Pour la mobilité il serait préférable de percevoir une taxe au km parcouru, éventuellement modulée par le poids ou la puissance nominale du véhicule (qui sont les facteurs d’usure du réseau routier). Pas besoin d’un complexe « road-pricing », ce ne serait pas plus compliqué que de lire les compteurs d’eau et d’électricité des maisons. À la fin du mois le consommateur qui devrait payer environ 50 francs pour les 1000 km qu’il aura parcouru saura pourquoi il les paye et saura aussi comment réduire cette facture.

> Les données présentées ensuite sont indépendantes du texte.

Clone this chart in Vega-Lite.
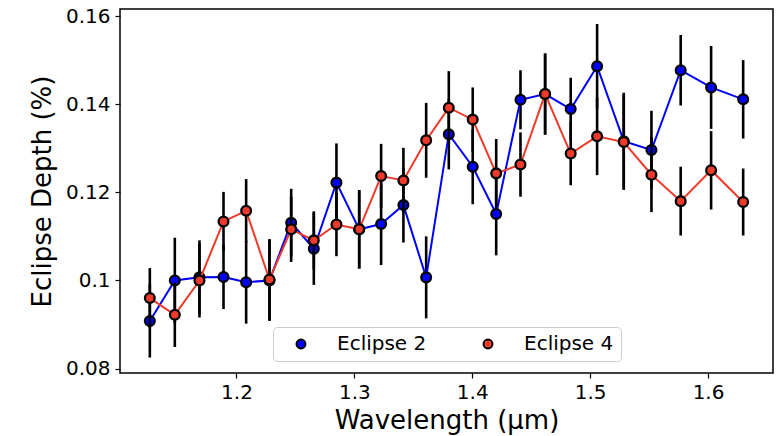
{
  "$schema": "https://vega.github.io/schema/vega-lite/v6.json",
  "width": 653,
  "height": 364,
  "autosize": {"type": "none"},
  "padding": {"left": 120, "top": 9, "right": 6, "bottom": 63},
  "background": "white",
  "config": {
    "font": "DejaVu Sans",
    "view": {"stroke": "black", "strokeWidth": 1.5},
    "axis": {
      "domain": false,
      "grid": false,
      "tickColor": "black",
      "tickSize": 5,
      "tickWidth": 1.2,
      "labelFont": "DejaVu Sans",
      "labelFontSize": 20,
      "labelColor": "black",
      "titleFont": "DejaVu Sans",
      "titleFontSize": 26,
      "titleFontWeight": "normal",
      "titleColor": "black"
    },
    "legend": {
      "orient": "none",
      "legendX": 153,
      "legendY": 318,
      "direction": "horizontal",
      "strokeColor": "#cccccc",
      "fillColor": "rgba(255,255,255,0.8)",
      "cornerRadius": 4,
      "padding": 7,
      "symbolType": "circle",
      "symbolSize": 80,
      "symbolStrokeColor": "black",
      "symbolStrokeWidth": 2,
      "symbolOpacity": 1,
      "labelFont": "DejaVu Sans",
      "labelFontSize": 20,
      "labelColor": "black",
      "labelOffset": 26,
      "columnPadding": 40,
      "symbolOffset": 11
    }
  },
  "data": {
    "values": [
      {"series": "Eclipse 2", "wl": 1.1265, "depth": 0.0908, "err": 0.0083},
      {"series": "Eclipse 2", "wl": 1.1477, "depth": 0.1000, "err": 0.0097},
      {"series": "Eclipse 2", "wl": 1.1686, "depth": 0.1007, "err": 0.0084},
      {"series": "Eclipse 2", "wl": 1.1890, "depth": 0.1008, "err": 0.0073},
      {"series": "Eclipse 2", "wl": 1.2082, "depth": 0.0996, "err": 0.0094},
      {"series": "Eclipse 2", "wl": 1.2280, "depth": 0.1000, "err": 0.0092},
      {"series": "Eclipse 2", "wl": 1.2464, "depth": 0.1131, "err": 0.0077},
      {"series": "Eclipse 2", "wl": 1.2656, "depth": 0.1072, "err": 0.0082},
      {"series": "Eclipse 2", "wl": 1.2848, "depth": 0.1222, "err": 0.0089},
      {"series": "Eclipse 2", "wl": 1.3041, "depth": 0.1116, "err": 0.0089},
      {"series": "Eclipse 2", "wl": 1.3227, "depth": 0.1128, "err": 0.0093},
      {"series": "Eclipse 2", "wl": 1.3416, "depth": 0.1171, "err": 0.0085},
      {"series": "Eclipse 2", "wl": 1.3609, "depth": 0.1007, "err": 0.0093},
      {"series": "Eclipse 2", "wl": 1.3801, "depth": 0.1332, "err": 0.0080},
      {"series": "Eclipse 2", "wl": 1.4004, "depth": 0.1258, "err": 0.0085},
      {"series": "Eclipse 2", "wl": 1.4203, "depth": 0.1151, "err": 0.0094},
      {"series": "Eclipse 2", "wl": 1.4409, "depth": 0.1410, "err": 0.0067},
      {"series": "Eclipse 2", "wl": 1.4618, "depth": 0.1423, "err": 0.0092},
      {"series": "Eclipse 2", "wl": 1.4835, "depth": 0.1389, "err": 0.0071},
      {"series": "Eclipse 2", "wl": 1.5059, "depth": 0.1486, "err": 0.0096},
      {"series": "Eclipse 2", "wl": 1.5285, "depth": 0.1316, "err": 0.0110},
      {"series": "Eclipse 2", "wl": 1.5520, "depth": 0.1296, "err": 0.0089},
      {"series": "Eclipse 2", "wl": 1.5768, "depth": 0.1477, "err": 0.0080},
      {"series": "Eclipse 2", "wl": 1.6026, "depth": 0.1438, "err": 0.0094},
      {"series": "Eclipse 2", "wl": 1.6298, "depth": 0.1411, "err": 0.0089},
      {"series": "Eclipse 4", "wl": 1.1265, "depth": 0.0960, "err": 0.0068},
      {"series": "Eclipse 4", "wl": 1.1477, "depth": 0.0922, "err": 0.0073},
      {"series": "Eclipse 4", "wl": 1.1686, "depth": 0.1000, "err": 0.0084},
      {"series": "Eclipse 4", "wl": 1.1890, "depth": 0.1134, "err": 0.0067},
      {"series": "Eclipse 4", "wl": 1.2082, "depth": 0.1158, "err": 0.0072},
      {"series": "Eclipse 4", "wl": 1.2280, "depth": 0.1002, "err": 0.0092},
      {"series": "Eclipse 4", "wl": 1.2464, "depth": 0.1116, "err": 0.0074},
      {"series": "Eclipse 4", "wl": 1.2656, "depth": 0.1091, "err": 0.0066},
      {"series": "Eclipse 4", "wl": 1.2848, "depth": 0.1127, "err": 0.0072},
      {"series": "Eclipse 4", "wl": 1.3041, "depth": 0.1116, "err": 0.0089},
      {"series": "Eclipse 4", "wl": 1.3227, "depth": 0.1237, "err": 0.0073},
      {"series": "Eclipse 4", "wl": 1.3416, "depth": 0.1227, "err": 0.0074},
      {"series": "Eclipse 4", "wl": 1.3609, "depth": 0.1318, "err": 0.0085},
      {"series": "Eclipse 4", "wl": 1.3801, "depth": 0.1392, "err": 0.0083},
      {"series": "Eclipse 4", "wl": 1.4004, "depth": 0.1365, "err": 0.0073},
      {"series": "Eclipse 4", "wl": 1.4203, "depth": 0.1243, "err": 0.0078},
      {"series": "Eclipse 4", "wl": 1.4409, "depth": 0.1263, "err": 0.0073},
      {"series": "Eclipse 4", "wl": 1.4618, "depth": 0.1423, "err": 0.0092},
      {"series": "Eclipse 4", "wl": 1.4835, "depth": 0.1288, "err": 0.0072},
      {"series": "Eclipse 4", "wl": 1.5059, "depth": 0.1327, "err": 0.0088},
      {"series": "Eclipse 4", "wl": 1.5285, "depth": 0.1314, "err": 0.0108},
      {"series": "Eclipse 4", "wl": 1.5520, "depth": 0.1240, "err": 0.0085},
      {"series": "Eclipse 4", "wl": 1.5768, "depth": 0.1180, "err": 0.0078},
      {"series": "Eclipse 4", "wl": 1.6026, "depth": 0.1250, "err": 0.0089},
      {"series": "Eclipse 4", "wl": 1.6298, "depth": 0.1178, "err": 0.0076}
    ]
  },
  "encoding": {
    "x": {
      "field": "wl",
      "type": "quantitative",
      "scale": {"domain": [1.1012, 1.6551], "nice": false, "zero": false},
      "axis": {"title": "Wavelength (μm)", "values": [1.2, 1.3, 1.4, 1.5, 1.6], "format": ".1f", "labelPadding": 4, "titlePadding": 5}
    },
    "y": {
      "field": "depth",
      "type": "quantitative",
      "scale": {"domain": [0.079, 0.1616], "nice": false, "zero": false},
      "axis": {"title": "Eclipse Depth (%)", "values": [0.08, 0.1, 0.12, 0.14, 0.16], "format": ".2~f", "labelPadding": 5, "titlePadding": 10}
    }
  },
  "layer": [
    {
      "transform": [{"filter": "datum.series === 'Eclipse 2'"}],
      "mark": {"type": "errorbar", "color": "black", "thickness": 2.6},
      "encoding": {"yError": {"field": "err"}}
    },
    {
      "transform": [{"filter": "datum.series === 'Eclipse 2'"}],
      "mark": {"type": "line", "color": "#0000ff", "strokeWidth": 2}
    },
    {
      "transform": [{"filter": "datum.series === 'Eclipse 2'"}],
      "mark": {"type": "point", "filled": true, "shape": "circle", "size": 95, "stroke": "black", "strokeWidth": 2.3, "opacity": 1},
      "encoding": {
        "fill": {"field": "series", "type": "nominal", "scale": {"domain": ["Eclipse 2", "Eclipse 4"], "range": ["#0000ff", "#ee3a2a"]}, "legend": {"title": null}}
      }
    },
    {
      "transform": [{"filter": "datum.series === 'Eclipse 4'"}],
      "mark": {"type": "errorbar", "color": "black", "thickness": 2.6},
      "encoding": {"yError": {"field": "err"}}
    },
    {
      "transform": [{"filter": "datum.series === 'Eclipse 4'"}],
      "mark": {"type": "line", "color": "#ee3a2a", "strokeWidth": 2}
    },
    {
      "transform": [{"filter": "datum.series === 'Eclipse 4'"}],
      "mark": {"type": "point", "filled": true, "shape": "circle", "size": 95, "stroke": "black", "strokeWidth": 2.3, "opacity": 1},
      "encoding": {
        "fill": {"field": "series", "type": "nominal", "scale": {"domain": ["Eclipse 2", "Eclipse 4"], "range": ["#0000ff", "#ee3a2a"]}, "legend": {"title": null}}
      }
    }
  ]
}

Mais si l’État veut, tel qu’il le fait actuellement à tort, privilégier une filière technique alors il introduit des mécanismes de perception et de subvention qui vont inciter le consommateur à ne pas faire certaines choses et à en faire d’autres. Ils n’en jouissent pas tous mais tous comptent bien sur les bienfaits de la corruption officielle – autrement nommée subventions, modulations de taxes et certificats – mise en place pour convaincre ou contraindre investisseurs et consommateurs. Cette planification étatique vise plus que souvent à côté d’une cible qui bouge toujours, mais jamais comme prévu. Hélas ça marche pour beaucoup de parasites, malgré qu’il ne soit pas légitime d’attribuer un tel rôle à l’État. Mais si en plus ces schémas vont à l’encontre du bon sens, alors on se sera compliqué, pourri, et renchéri la vie ; et surtout on aura démontré l’impéritie, voire la crasse bêtise, de ceux qui veulent intervenir partout et pour tout.

[1] Saviez-vous que lorsque vous faites un plein de 50 litres vous stockez dans votre réservoir environ 470 kWh thermiques (1.68 giga joule) qui s’utiliseront pour 2/3 à perdre de la chaleur et pour 1/3 à la propulsion mécanique, sauf pour un hybride où ces proportions s’inversent.